The ablation study isolates the contributions of FRC, UTTE, and the $\tanh$ nonlinearity on the prior timbre tokens. The strongest single ablation is removing the forward mask from FRC, which produces the most severe degradation. This is the paper’s main evidence that limited look-ahead is not optional in the short-chunk regime; instead, bounded future context is essential for capturing enough acoustic context to prevent quality collapse.

Removing UTTE causes a noticeable drop in SSIM and also hurts quality, confirming that the encoder contributes timbre detail beyond what the global speaker embedding alone provides. Importantly, even this reduced $13$M-parameter variant still outperforms MeanVC (80 ms) across all metrics, which the authors use to argue that FRC is already a strong upgrade for short-chunk conversion. Removing the $\tanh$ activation leads to a smaller but consistent decline, suggesting that the activation regularizes the learned prior tokens and improves representation diversity.

A compact reading of the ablations is therefore:

Forward mask removed: the most damaging ablation; bounded future context is crucial.
UTTE removed: timbre similarity and reconstruction quality drop, showing that global speaker embedding alone is insufficient.
$\tanh$ removed: moderate reduction, indicating that the prior-token shaping matters.

Discussion, stated tradeoffs, and limitations

The paper’s results support the claim that MeanVC 2 makes the streaming VC pipeline substantially more practical: it lowers latency, improves robustness to reference quality, and keeps the model small relative to larger streaming baselines.
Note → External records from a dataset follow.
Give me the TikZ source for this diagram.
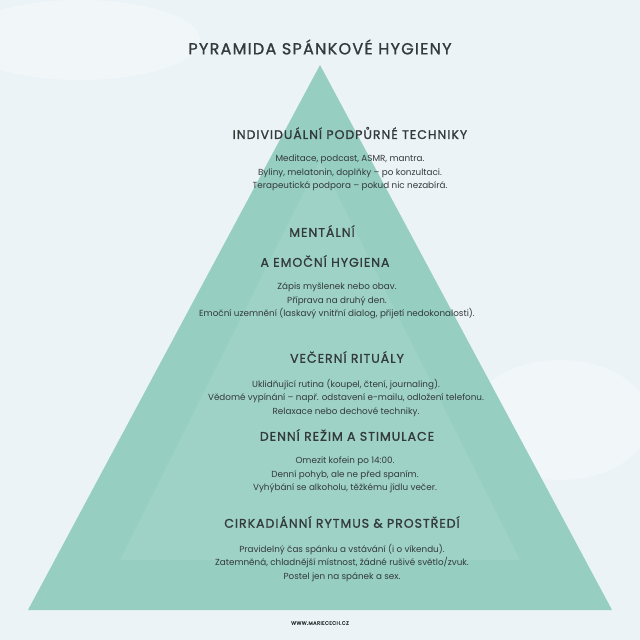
\documentclass[tikz,border=0pt]{standalone}
\usepackage{fontspec}
\setmainfont{Poppins}
\newfontfamily\headf[LetterSpace=8,FakeBold=1.2]{Poppins}
\newfontfamily\bodyf{Poppins}
\definecolor{bg}{HTML}{EBF3F7}
\definecolor{tri}{HTML}{96CEC2}
\definecolor{tril}{HTML}{AEDAD0}
\definecolor{txt}{HTML}{333A3A}
\begin{document}
\begin{tikzpicture}[x=1pt,y=-1pt,
  hd/.style={font=\headf\fontsize{12.5}{14}\selectfont, text=txt},
  bd/.style={font=\bodyf\fontsize{8.8}{13.4}\selectfont, text=txt, align=center}]
\fill[bg] (0,0) rectangle (640,640);
\useasboundingbox (0,0) rectangle (640,640);
\fill[white,opacity=0.3] (80,40) ellipse (120 and 40);
\fill[white,opacity=0.3] (560,420) ellipse (90 and 60);
\fill[tri] (320,65) -- (612,610) -- (28,610) -- cycle;
\fill[tril,opacity=0.35] (320,160) -- (520,560) -- (120,560) -- cycle;
\node[font=\headf\fontsize{16}{18}\selectfont, text=txt] (title) at (320,47) {PYRAMIDA SPÁNKOVÉ HYGIENY};
\node[hd] (h1) at (350,133) {INDIVIDUÁLNÍ PODPŮRNÉ TECHNIKY};
\node[bd] (b1) at (350,173) {Meditace, podcast, ASMR, mantra.\\Byliny, melatonin, doplňky – po konzultaci.\\Terapeutická podpora – pokud nic nezabírá.};
\node[hd] (h2a) at (322,231) {MENTÁLNÍ};
\node[hd] (h2b) at (325,261) {A EMOČNÍ HYGIENA};
\node[bd] (b2) at (337,301) {Zápis myšlenek nebo obav.\\Příprava na druhý den.\\Emoční uzemnění (laskavý vnitřní dialog, přijetí nedokonalosti).};
\node[hd] (h3) at (347,357) {VEČERNÍ RITUÁLY};
\node[bd] (b3) at (346,398) {Uklidňující rutina (koupel, čtení, journaling).\\Vědomé vypínání – např. odstavení e-mailu, odložení telefonu.\\Relaxace nebo dechové techniky.};
\node[hd] (h4) at (347,435) {DENNÍ REŽIM A STIMULACE};
\node[bd] (b4) at (345,475) {Omezit kofein po 14:00.\\Denní pohyb, ale ne před spaním.\\Vyhýbání se alkoholu, těžkému jídlu večer.};
\node[hd] (h5) at (342,522) {CIRKADIÁNNÍ RYTMUS \& PROSTŘEDÍ};
\node[bd] (b5) at (342,563) {Pravidelný čas spánku a vstávání (i o víkendu).\\Zatemněná, chladnější místnost, žádné rušivé světlo/zvuk.\\Postel jen na spánek a sex.};
\node[font=\headf\fontsize{5}{6}\selectfont, text=txt] (foot) at (320,623) {WWW.MARIECECH.CZ};
\end{tikzpicture}
\end{document}
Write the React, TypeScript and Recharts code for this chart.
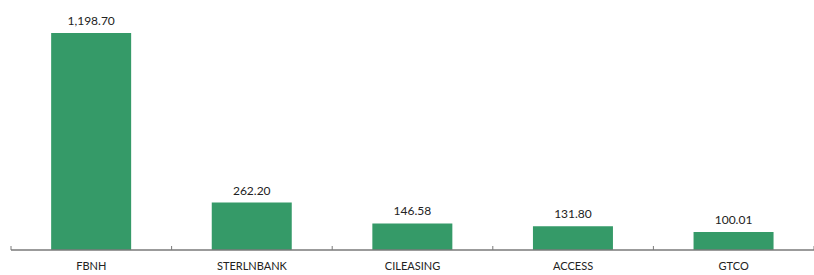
import React from 'react';
import { BarChart, Bar, XAxis, YAxis, LabelList } from 'recharts';

const tickers = ['FBNH', 'STERLNBANK', 'CILEASING', 'ACCESS', 'GTCO'];
const prices = [1198.7, 262.2, 146.58, 131.8, 100.01];

const data = tickers.map((name, i) => ({ name, value: prices[i] }));

const AXIS = '#7a7a7a';
const LABEL_GAP = 12;

const fmt = (v: any) =>
    Number(v).toLocaleString('en-US', { minimumFractionDigits: 2, maximumFractionDigits: 2 });

// category label + small upward tick mark at the left edge of each band (and the right edge of the last)
const CategoryTick = (props: any) => {
    const { x, y, payload, index, width, visibleTicksCount } = props;
    const half = payload?.offset || width / visibleTicksCount / 2;
    const axisY = y - LABEL_GAP;
    const last = index === visibleTicksCount - 1;
    return (
        <g>
            <line x1={x - half} x2={x - half} y1={axisY - 4} y2={axisY} stroke={AXIS} />
            {last && <line x1={x + half} x2={x + half} y1={axisY - 4} y2={axisY} stroke={AXIS} />}
            <text x={x} y={y} dy="0.71em" textAnchor="middle" fontSize={11} fill="#222">
                {payload.value}
            </text>
        </g>
    );
};

const App: React.FC = () => {
    return (
        <div style={{ width: 814, height: 275, fontFamily: 'Lato, sans-serif' }}>
            <style>{`body{margin:0}`}</style>
            <BarChart width={814} height={275} data={data} margin={{ top: 11, right: 0, bottom: 0, left: 11 }} barCategoryGap="25%">
                <XAxis
                    dataKey="name"
                    height={25}
                    axisLine={{ stroke: AXIS, strokeWidth: 1.5 }}
                    tickLine={false}
                    tickSize={0}
                    tickMargin={LABEL_GAP}
                    tick={<CategoryTick />}
                    interval={0}
                />
                <YAxis hide domain={[0, 1320]} />
                <Bar dataKey="value" fill="#359a68" isAnimationActive={false}>
                    <LabelList dataKey="value" position="top" offset={8} formatter={fmt} style={{ fontSize: 12, fill: '#222' }} />
                </Bar>
            </BarChart>
        </div>
    );
};

export default App;
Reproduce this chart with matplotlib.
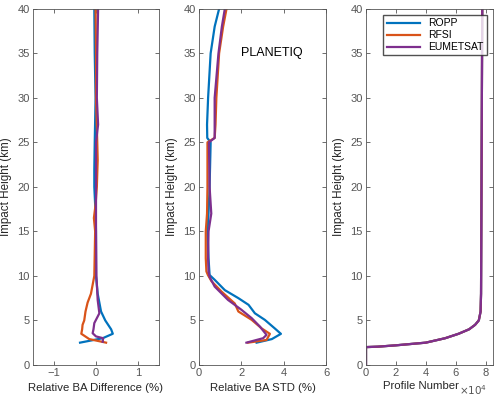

At the same time, the reported numbers also expose a few tradeoffs that function as the paper’s implicit limitations.

MeanVC 2 is still slightly larger than the original MeanVC model, with $18$M parameters versus $14$M.
Compared with the $160$ ms MeanVC setting, the new model sacrifices some NMOS and CER in exchange for much lower latency and stronger similarity metrics.
The VC-module RTF is higher than the most latency-matched MeanVC baseline, so the gains are primarily architectural and robustness-oriented rather than a pure compute reduction inside the VC block itself.
The paper explicitly notes that efficiency measurements are made without further deployment optimizations, so the reported latency is not necessarily the floor.

The paper does not present a broad failure analysis beyond the short-chunk and low-quality-reference scenarios, so the reported limitations are mainly the quality-latency-robustness tradeoffs visible in the tables rather than a separate qualitative error taxonomy.

Conclusion

MeanVC 2 is a streaming zero-shot VC system built to address the practical weaknesses of MeanVC. Its main technical contributions are FRC, which removes clean-chunk teacher forcing and introduces a layer-wise bounded future receptive field, and UTTE, which replaces direct reference-mel dependence with a timbre-token memory derived from a global speaker embedding. The result is a low-latency system that remains stable at $40$ ms chunks, is more robust to poor reference audio, and achieves stronger reported similarity and quality scores than prior streaming baselines while reducing end-to-end first-packet latency from $211$ ms to $110$ ms.